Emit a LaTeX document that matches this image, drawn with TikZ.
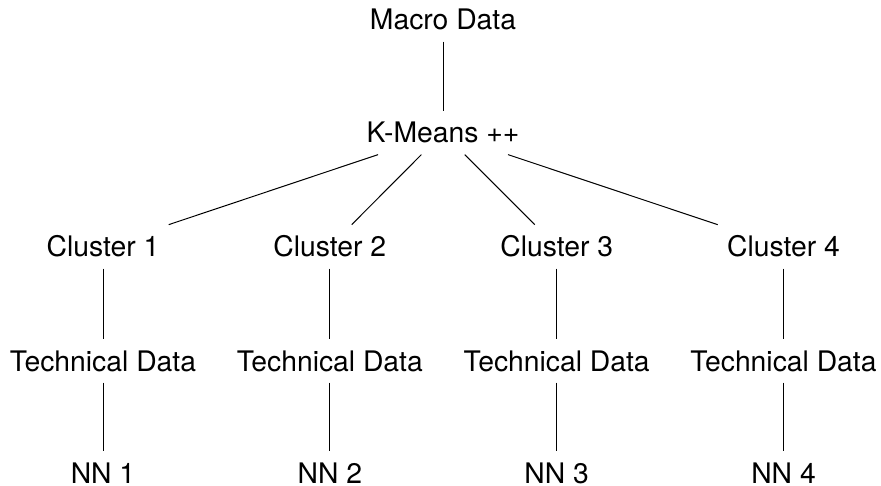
\documentclass[tikz,border=0pt]{standalone}
\usepackage{fontspec}
\setmainfont{TeX Gyre Heros}
\begin{document}
\begin{tikzpicture}[x=1pt,y=-1pt,
  lbl/.style={inner sep=11pt,anchor=base,font=\fontsize{28.3}{34}\selectfont},
  edge/.style={line width=1pt,black}]
\useasboundingbox (0,0) rectangle (881,486);
\node[lbl] (macro) at (443,30) {Macro Data};
\node[lbl] (km) at (443,143) {K-Means ++};
\foreach \i/\x in {1/103,2/329.8,3/556.7,4/783.5}{
  \node[lbl] (c\i) at (\x,257) {Cluster \i};
  \node[lbl] (t\i) at (\x,371) {Technical Data};
  \node[lbl] (n\i) at (\x,483) {NN \i};
}
\draw[edge] (macro) -- (km);
\foreach \i in {1,2,3,4}{
  \draw[edge] (km) -- (c\i);
  \draw[edge] (c\i) -- (t\i);
  \draw[edge] (t\i) -- (n\i);
}
\end{tikzpicture}
\end{document}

Stated task =>
Return each line of the data, keeping its wording exact and omitting pictures.

Task answer =>
Emit a LaTeX document that matches this image, drawn with TikZ.
\documentclass[tikz,border=0pt]{standalone}
\usepackage{fontspec}
\setmainfont{TeX Gyre Heros}
\begin{document}
\begin{tikzpicture}[x=1pt,y=-1pt,
  lbl/.style={inner sep=11pt,anchor=base,font=\fontsize{28.3}{34}\selectfont},
  edge/.style={line width=1pt,black}]
\useasboundingbox (0,0) rectangle (881,486);
\node[lbl] (macro) at (443,30) {Macro Data};
\node[lbl] (km) at (443,143) {K-Means ++};
\foreach \i/\x in {1/103,2/329.8,3/556.7,4/783.5}{
  \node[lbl] (c\i) at (\x,257) {Cluster \i};
  \node[lbl] (t\i) at (\x,371) {Technical Data};
  \node[lbl] (n\i) at (\x,483) {NN \i};
}
\draw[edge] (macro) -- (km);
\foreach \i in {1,2,3,4}{
  \draw[edge] (km) -- (c\i);
  \draw[edge] (c\i) -- (t\i);
  \draw[edge] (t\i) -- (n\i);
}
\end{tikzpicture}
\end{document}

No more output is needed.